Here's a chronological list:
  1. The largest flying creature ever was probably along the lines of Quetzalcoatlus from 68 million years ago.
  2. The Wright brothers' Flyer I of 1903 was of a similar size.
  3. The Germans built many giant bombers during World War One, but the only one built in any quantity was Zeppelin-Staaken R.VI of 1916.
  4. The Dornier Do X of 1929 was a German seaplane capable of carrying over 150 passengers. Three were built.
  5. The Junkers G.38, first flown slightly later, in 1929, was a land-based aircraft where the thirty or more passenger sat inside the wings. Although German-designed, it was licensed to Japan.
  6. The Russian Tupolev ANT-20 "Maxim Gorky" land-based aircraft of 1934 could carry 72 passengers.
  7. LZ 129 "Hindenburg" is the largest aircraft ever flown. It could carry 72 passengers and about the same number of crew.
  8. During the war, the Blohm & Voss BV-222 was a cargo-carrying seaplane. Its later cousin, Blohm & Voss BV 238 of 1944 was larger, but only one prototype was produced.
  9. The US Martin JRM Mars was one of the largest Allied seaplanes of the war. Several are still used to fight fires.
  10. The Convair B-36 Peacemaker first flew in 1946. It has the largest wingspan of any combat aircraft.
  11. The famous Hughes H-4 Hercules "Spruce Goose" still has the greatest wingspan of any aircraft in the world.

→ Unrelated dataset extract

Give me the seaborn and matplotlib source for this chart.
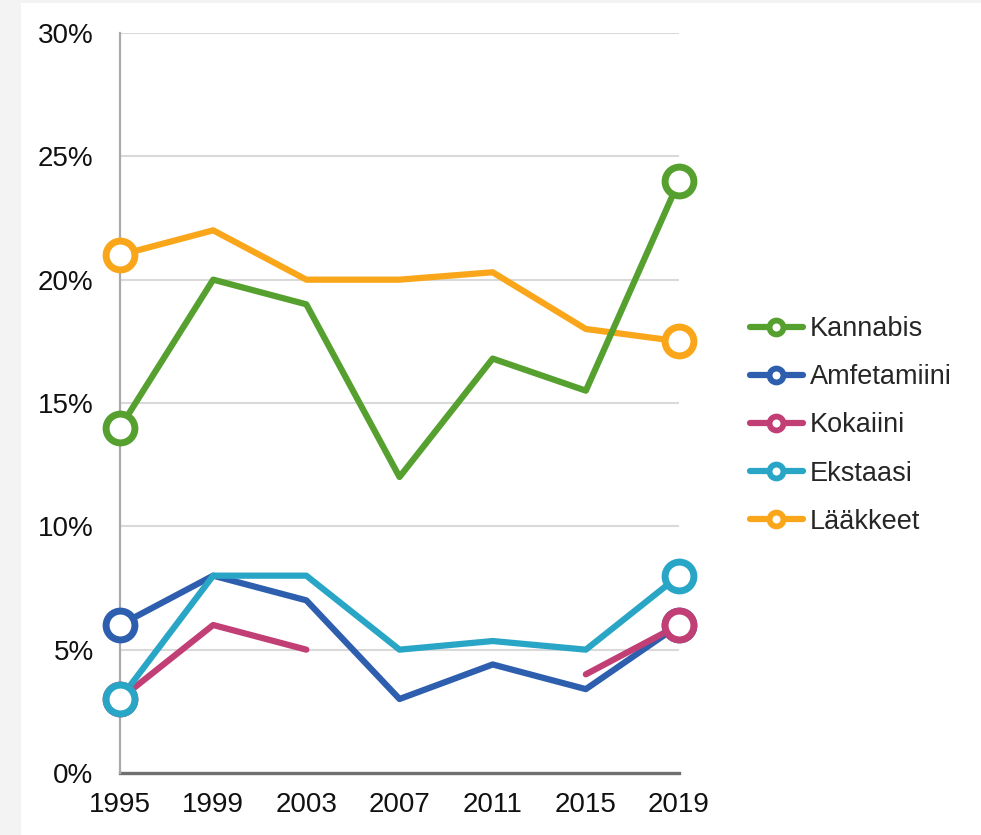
import numpy as np
import pandas as pd
import matplotlib
matplotlib.use("Agg")
import matplotlib.pyplot as plt
from matplotlib.lines import Line2D
from matplotlib.patches import Rectangle
from matplotlib.ticker import FuncFormatter
import seaborn as sns

years = [1995, 1999, 2003, 2007, 2011, 2015, 2019]
kannabis = [14.0, 20.0, 19.0, 12.0, 16.8, 15.5, 24.0]
amfetamiini = [6.0, 8.0, 7.0, 3.0, 4.4, 3.4, 6.0]
kokaiini = [3.0, 6.0, 5.0, np.nan, np.nan, 4.0, 6.0]
ekstaasi = [3.0, 8.0, 8.0, 5.0, 5.35, 5.0, 8.0]
laakkeet = [21.0, 22.0, 20.0, 20.0, 20.3, 18.0, 17.5]

series_names = ["Kannabis", "Amfetamiini", "Kokaiini", "Ekstaasi", "Lääkkeet"]
series_values = [kannabis, amfetamiini, kokaiini, ekstaasi, laakkeet]
colors = ["#56a02f", "#2e5fae", "#c23f76", "#29a6c6", "#faa61a"]
yticks = [0, 5, 10, 15, 20, 25, 30]

sns.set_theme(style="white")
plt.rcParams["font.family"] = ["Liberation Sans", "DejaVu Sans"]

fig = plt.figure(figsize=(9.81, 8.35), dpi=100)
fig.patch.set_facecolor("white")
fig.patches.append(Rectangle((0, 0), 21 / 981, 1, transform=fig.transFigure,
                             facecolor="#f3f3f3", edgecolor="none", zorder=-10))
fig.patches.append(Rectangle((0, 1 - 3 / 835), 1, 3 / 835, transform=fig.transFigure,
                             facecolor="#f3f3f3", edgecolor="none", zorder=-10))

ax = fig.add_axes([120 / 981, 1 - 773 / 835, (679 - 120) / 981, (773 - 33) / 835])
ax.set_facecolor("white")

LW = 4.5
line_order = [4, 0, 1, 2, 3]
for i in line_order:
    df = pd.DataFrame({"year": years, "val": series_values[i]})
    df["seg"] = df["val"].isna().cumsum()
    df = df.dropna()
    for _, seg in df.groupby("seg"):
        if len(seg) > 1:
            sns.lineplot(data=seg, x="year", y="val", ax=ax, color=colors[i],
                         linewidth=LW, solid_capstyle="round",
                         zorder=3 + line_order.index(i) * 0.1, legend=False)

for k, i in enumerate([0, 1, 2, 3, 4]):
    vals = series_values[i]
    ends = pd.DataFrame({"year": [years[0], years[-1]], "val": [vals[0], vals[-1]]})
    sns.scatterplot(data=ends, x="year", y="val", ax=ax, s=430, marker="o",
                    facecolor="white", edgecolor=colors[i], linewidths=5.0,
                    zorder=5 + k * 0.1, legend=False, clip_on=False)

ax.set_xlim(1995, 2019)
ax.set_ylim(0, 30)
ax.set_xticks(years)
ax.set_yticks(yticks)
ax.yaxis.set_major_formatter(FuncFormatter(lambda v, p: f"{int(v)}%"))
ax.tick_params(axis="y", length=0, pad=19, labelsize=20, labelcolor="#111111")
ax.tick_params(axis="x", length=0, pad=14, labelsize=20, labelcolor="#111111")
ax.set_xlabel("")
ax.set_ylabel("")
ax.grid(axis="y", color="#d9d9d9", linewidth=1.5, zorder=0)
ax.set_axisbelow(True)
for s in ["top", "right"]:
    ax.spines[s].set_visible(False)
ax.spines["left"].set_color("#aaaaaa")
ax.spines["left"].set_linewidth(1.6)
ax.spines["bottom"].set_color("#707070")
ax.spines["bottom"].set_linewidth(2.4)
ax.spines["bottom"].set_zorder(2)

handles = [Line2D([0], [0], color=c, linewidth=LW, marker="o", markersize=10,
                  markerfacecolor="white", markeredgecolor=c, markeredgewidth=4.2,
                  solid_capstyle="round")
           for c in colors]
fig.legend(handles, series_names, loc="upper left",
           bbox_to_anchor=(750 / 981, 1 - 316 / 835), frameon=False,
           fontsize=19.5, handlelength=1.95, handletextpad=0.25,
           labelspacing=0.82, borderpad=0, borderaxespad=0)

fig.savefig("out.png", dpi=100, facecolor=fig.get_facecolor())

  12. The Boeing B-52 Stratofortress is the largest military aircraft ever to have scored an air-to-air "kill".
  13. The Saunders-Roe SR.45 Princess was the swansong of large, commercial seaplanes. It could carry over 100 passengers in great comfort.

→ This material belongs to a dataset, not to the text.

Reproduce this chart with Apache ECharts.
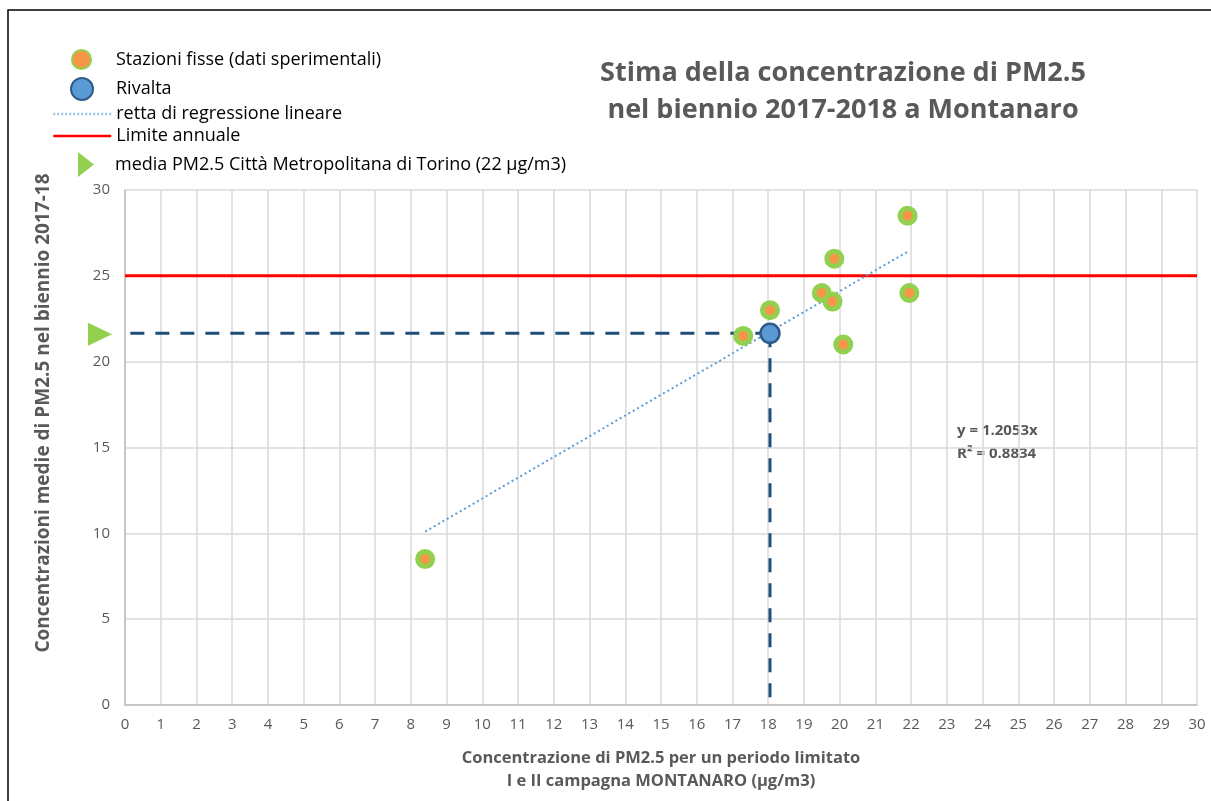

  14. The awesome Mil V-12 Homer is the largest helicopter ever flown. The meshing rotors are each 35 metres in diameter.
  15. The latest incarnation of the Boeing 747, originally flown in 1969, is the 747-8 variant. It is still the longest passenger airliner.
  16. The Antonov An-225 Mriya is the longest (84 metres) and heaviest (640 tonnes) fixed-wing aircraft in the world.
  17. The Airbus A380 is the world's largest passenger airliner, capable of carrying up to 853 people.
 Aircraft got large surprisingly quickly, but wingspans haven't really grown since 1946's Spruce Goose.